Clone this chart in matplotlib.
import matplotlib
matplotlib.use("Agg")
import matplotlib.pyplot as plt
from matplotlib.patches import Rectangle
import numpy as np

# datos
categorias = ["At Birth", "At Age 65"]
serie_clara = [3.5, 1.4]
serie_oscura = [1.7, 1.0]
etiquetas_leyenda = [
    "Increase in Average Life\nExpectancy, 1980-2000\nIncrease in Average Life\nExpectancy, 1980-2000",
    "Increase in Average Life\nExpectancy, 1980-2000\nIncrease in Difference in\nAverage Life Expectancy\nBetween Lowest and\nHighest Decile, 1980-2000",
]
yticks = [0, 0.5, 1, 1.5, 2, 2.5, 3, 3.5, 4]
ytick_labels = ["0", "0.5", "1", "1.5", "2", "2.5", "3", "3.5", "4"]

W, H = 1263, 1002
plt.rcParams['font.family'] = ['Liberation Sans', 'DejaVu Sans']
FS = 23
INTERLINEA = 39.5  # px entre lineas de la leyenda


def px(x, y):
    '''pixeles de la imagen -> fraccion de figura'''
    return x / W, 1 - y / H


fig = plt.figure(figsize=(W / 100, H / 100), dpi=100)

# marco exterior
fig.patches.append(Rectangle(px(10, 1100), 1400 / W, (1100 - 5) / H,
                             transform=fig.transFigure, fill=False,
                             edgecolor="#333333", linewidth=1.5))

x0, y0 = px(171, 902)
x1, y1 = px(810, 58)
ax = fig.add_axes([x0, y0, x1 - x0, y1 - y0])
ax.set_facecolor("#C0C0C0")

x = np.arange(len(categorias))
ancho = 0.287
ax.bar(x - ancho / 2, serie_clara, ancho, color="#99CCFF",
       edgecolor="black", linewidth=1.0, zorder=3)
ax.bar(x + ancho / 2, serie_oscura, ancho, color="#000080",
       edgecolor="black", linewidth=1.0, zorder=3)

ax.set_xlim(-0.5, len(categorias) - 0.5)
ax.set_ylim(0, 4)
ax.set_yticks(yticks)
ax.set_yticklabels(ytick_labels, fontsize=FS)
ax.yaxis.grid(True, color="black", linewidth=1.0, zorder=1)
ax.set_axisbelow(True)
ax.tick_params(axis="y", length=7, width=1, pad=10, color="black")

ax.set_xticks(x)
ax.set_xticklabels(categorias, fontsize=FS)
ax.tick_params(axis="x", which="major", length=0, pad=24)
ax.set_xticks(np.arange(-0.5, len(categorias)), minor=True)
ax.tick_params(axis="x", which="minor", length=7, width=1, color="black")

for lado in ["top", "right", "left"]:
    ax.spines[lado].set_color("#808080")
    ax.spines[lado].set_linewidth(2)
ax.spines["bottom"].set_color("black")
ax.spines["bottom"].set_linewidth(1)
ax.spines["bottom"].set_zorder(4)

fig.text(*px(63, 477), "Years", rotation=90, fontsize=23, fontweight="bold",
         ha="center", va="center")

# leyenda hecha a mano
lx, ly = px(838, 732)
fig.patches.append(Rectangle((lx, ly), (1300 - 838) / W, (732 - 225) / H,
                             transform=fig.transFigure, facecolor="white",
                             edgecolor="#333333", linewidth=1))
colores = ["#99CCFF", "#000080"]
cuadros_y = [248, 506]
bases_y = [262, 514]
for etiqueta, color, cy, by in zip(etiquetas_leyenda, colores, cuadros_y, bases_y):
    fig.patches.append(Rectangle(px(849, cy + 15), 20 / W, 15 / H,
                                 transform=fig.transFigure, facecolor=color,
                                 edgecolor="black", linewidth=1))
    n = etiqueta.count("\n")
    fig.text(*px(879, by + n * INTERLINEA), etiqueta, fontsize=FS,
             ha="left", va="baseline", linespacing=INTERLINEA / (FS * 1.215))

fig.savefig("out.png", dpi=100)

—————

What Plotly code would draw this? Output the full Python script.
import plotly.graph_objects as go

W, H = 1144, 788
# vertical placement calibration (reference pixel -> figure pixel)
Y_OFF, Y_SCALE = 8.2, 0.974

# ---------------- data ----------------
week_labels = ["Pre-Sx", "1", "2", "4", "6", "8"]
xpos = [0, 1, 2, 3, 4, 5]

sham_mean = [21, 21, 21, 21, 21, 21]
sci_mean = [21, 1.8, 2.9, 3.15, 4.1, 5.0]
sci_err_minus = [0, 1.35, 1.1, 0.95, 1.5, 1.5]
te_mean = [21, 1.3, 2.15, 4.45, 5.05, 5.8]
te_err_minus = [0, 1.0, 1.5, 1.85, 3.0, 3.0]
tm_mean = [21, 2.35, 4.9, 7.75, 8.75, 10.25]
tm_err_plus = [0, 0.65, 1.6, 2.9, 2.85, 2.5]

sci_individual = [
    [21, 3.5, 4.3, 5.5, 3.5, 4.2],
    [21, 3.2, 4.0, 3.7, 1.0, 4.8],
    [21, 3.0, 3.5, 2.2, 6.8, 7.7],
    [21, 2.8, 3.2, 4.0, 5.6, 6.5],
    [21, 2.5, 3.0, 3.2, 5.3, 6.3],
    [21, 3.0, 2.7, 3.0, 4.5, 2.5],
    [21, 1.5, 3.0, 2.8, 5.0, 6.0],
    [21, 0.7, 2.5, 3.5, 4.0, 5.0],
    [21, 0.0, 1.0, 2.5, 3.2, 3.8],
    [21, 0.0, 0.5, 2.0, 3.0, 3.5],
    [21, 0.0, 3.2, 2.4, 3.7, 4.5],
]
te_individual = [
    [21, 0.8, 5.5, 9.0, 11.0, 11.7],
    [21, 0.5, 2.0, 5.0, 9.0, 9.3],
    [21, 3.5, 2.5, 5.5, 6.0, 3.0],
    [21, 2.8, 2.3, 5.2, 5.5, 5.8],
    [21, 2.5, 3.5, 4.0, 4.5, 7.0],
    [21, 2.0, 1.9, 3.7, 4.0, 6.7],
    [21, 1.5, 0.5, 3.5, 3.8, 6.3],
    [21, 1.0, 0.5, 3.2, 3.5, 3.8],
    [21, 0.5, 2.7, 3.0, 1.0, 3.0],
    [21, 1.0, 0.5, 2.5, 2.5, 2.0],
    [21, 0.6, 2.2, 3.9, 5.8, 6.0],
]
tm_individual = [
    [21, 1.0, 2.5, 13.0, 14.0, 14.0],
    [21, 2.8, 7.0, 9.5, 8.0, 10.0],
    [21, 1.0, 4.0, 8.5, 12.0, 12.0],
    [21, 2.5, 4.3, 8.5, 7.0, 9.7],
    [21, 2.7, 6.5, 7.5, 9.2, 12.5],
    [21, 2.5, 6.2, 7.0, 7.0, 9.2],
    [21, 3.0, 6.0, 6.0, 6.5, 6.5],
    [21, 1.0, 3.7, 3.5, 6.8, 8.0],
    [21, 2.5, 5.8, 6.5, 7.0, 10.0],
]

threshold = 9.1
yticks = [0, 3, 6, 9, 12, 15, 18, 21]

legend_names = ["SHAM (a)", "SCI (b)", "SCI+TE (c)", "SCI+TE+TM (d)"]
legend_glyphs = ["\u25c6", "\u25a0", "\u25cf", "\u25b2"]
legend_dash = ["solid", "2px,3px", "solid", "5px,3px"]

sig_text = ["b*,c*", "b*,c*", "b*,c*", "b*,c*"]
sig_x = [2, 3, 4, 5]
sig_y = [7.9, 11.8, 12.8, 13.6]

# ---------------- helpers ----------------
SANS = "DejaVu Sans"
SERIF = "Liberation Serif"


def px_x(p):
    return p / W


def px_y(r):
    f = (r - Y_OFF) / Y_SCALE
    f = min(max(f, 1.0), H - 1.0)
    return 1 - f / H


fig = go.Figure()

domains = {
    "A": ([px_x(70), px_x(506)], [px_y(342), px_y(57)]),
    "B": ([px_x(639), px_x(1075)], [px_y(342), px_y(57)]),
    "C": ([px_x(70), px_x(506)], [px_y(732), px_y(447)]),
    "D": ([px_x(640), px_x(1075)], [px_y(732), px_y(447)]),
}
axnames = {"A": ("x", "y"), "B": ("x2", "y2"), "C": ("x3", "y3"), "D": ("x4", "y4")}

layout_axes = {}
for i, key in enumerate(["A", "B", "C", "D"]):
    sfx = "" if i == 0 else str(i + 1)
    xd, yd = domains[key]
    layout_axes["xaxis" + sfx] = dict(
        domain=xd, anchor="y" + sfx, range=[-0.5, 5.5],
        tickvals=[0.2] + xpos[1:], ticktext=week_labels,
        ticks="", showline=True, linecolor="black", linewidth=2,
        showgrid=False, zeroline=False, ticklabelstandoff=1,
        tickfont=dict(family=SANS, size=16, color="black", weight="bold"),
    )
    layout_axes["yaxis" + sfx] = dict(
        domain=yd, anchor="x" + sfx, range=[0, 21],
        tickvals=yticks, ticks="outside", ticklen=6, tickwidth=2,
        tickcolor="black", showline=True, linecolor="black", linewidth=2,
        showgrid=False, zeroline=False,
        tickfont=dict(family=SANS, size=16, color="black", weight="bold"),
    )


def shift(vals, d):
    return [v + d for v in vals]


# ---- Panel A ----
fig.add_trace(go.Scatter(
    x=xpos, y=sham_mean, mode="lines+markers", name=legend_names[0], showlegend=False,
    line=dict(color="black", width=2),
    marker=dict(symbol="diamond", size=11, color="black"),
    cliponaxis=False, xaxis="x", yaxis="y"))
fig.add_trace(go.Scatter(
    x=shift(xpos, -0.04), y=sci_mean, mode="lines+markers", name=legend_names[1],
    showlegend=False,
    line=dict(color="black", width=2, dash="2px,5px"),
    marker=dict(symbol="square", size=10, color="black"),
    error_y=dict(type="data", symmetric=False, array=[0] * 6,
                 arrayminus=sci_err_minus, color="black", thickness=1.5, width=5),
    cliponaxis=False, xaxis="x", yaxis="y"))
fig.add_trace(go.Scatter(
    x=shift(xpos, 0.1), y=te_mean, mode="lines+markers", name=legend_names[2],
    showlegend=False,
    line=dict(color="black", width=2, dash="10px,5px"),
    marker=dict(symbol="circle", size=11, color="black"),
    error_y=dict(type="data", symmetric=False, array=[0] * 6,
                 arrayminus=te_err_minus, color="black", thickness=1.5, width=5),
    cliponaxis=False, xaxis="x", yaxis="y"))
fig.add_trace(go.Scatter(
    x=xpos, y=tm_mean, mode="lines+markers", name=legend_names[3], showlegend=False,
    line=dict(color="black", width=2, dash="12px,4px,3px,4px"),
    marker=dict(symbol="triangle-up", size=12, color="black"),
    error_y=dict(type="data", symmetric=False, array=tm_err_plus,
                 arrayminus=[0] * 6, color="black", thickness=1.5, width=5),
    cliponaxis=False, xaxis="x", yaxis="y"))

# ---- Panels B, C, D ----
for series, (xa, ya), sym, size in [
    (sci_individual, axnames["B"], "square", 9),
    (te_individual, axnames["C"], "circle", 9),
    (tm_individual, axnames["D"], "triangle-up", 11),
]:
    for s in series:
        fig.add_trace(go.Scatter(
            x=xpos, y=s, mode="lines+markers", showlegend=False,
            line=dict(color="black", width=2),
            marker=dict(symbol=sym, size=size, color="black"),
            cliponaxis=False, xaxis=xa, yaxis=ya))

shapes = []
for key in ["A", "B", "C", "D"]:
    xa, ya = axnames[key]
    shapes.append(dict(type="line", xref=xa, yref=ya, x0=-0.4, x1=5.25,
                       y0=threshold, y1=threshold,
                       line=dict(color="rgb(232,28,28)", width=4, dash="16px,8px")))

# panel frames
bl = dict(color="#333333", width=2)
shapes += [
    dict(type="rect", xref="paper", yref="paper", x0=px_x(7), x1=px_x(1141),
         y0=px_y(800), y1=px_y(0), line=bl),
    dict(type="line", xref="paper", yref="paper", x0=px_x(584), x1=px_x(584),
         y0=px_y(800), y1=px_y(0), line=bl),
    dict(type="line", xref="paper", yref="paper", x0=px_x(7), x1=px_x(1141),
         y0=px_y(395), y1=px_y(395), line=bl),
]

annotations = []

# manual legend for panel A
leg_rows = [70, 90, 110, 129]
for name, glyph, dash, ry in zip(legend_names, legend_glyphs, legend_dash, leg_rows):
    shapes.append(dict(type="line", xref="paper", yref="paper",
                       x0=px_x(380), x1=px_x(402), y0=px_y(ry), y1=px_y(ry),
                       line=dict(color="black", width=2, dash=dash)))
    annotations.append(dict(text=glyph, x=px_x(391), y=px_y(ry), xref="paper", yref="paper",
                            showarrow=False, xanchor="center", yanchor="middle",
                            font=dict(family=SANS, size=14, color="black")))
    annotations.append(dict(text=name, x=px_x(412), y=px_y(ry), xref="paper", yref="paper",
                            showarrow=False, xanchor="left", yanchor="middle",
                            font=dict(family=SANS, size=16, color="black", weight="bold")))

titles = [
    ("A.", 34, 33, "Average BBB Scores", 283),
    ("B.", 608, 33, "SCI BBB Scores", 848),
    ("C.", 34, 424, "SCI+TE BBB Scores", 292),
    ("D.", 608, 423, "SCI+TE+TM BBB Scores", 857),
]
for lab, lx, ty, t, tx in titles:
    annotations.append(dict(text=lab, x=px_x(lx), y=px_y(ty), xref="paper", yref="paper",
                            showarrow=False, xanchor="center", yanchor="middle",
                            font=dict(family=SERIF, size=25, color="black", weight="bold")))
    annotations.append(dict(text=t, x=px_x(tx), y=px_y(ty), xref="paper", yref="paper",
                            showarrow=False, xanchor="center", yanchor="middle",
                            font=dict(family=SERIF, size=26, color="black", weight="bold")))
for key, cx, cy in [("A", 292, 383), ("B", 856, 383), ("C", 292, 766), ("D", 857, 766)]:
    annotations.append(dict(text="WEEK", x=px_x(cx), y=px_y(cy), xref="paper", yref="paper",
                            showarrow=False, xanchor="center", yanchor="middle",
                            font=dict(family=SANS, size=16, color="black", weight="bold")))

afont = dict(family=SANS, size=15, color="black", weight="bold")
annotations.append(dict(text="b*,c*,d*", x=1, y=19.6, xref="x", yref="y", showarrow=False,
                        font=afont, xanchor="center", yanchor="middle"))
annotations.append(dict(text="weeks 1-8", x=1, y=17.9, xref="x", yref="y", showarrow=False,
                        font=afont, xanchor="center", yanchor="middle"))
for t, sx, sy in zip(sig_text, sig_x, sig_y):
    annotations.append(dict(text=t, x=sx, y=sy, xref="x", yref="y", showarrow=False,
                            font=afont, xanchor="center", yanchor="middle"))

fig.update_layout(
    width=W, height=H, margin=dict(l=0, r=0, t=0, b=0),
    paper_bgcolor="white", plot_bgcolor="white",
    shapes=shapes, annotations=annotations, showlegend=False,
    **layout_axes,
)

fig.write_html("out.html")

—————

» STATED PROBLEM
Of all the lines in the listing above, how many contain the word "this"? Answer with the number alone.

» PROBLEM SOLUTION
2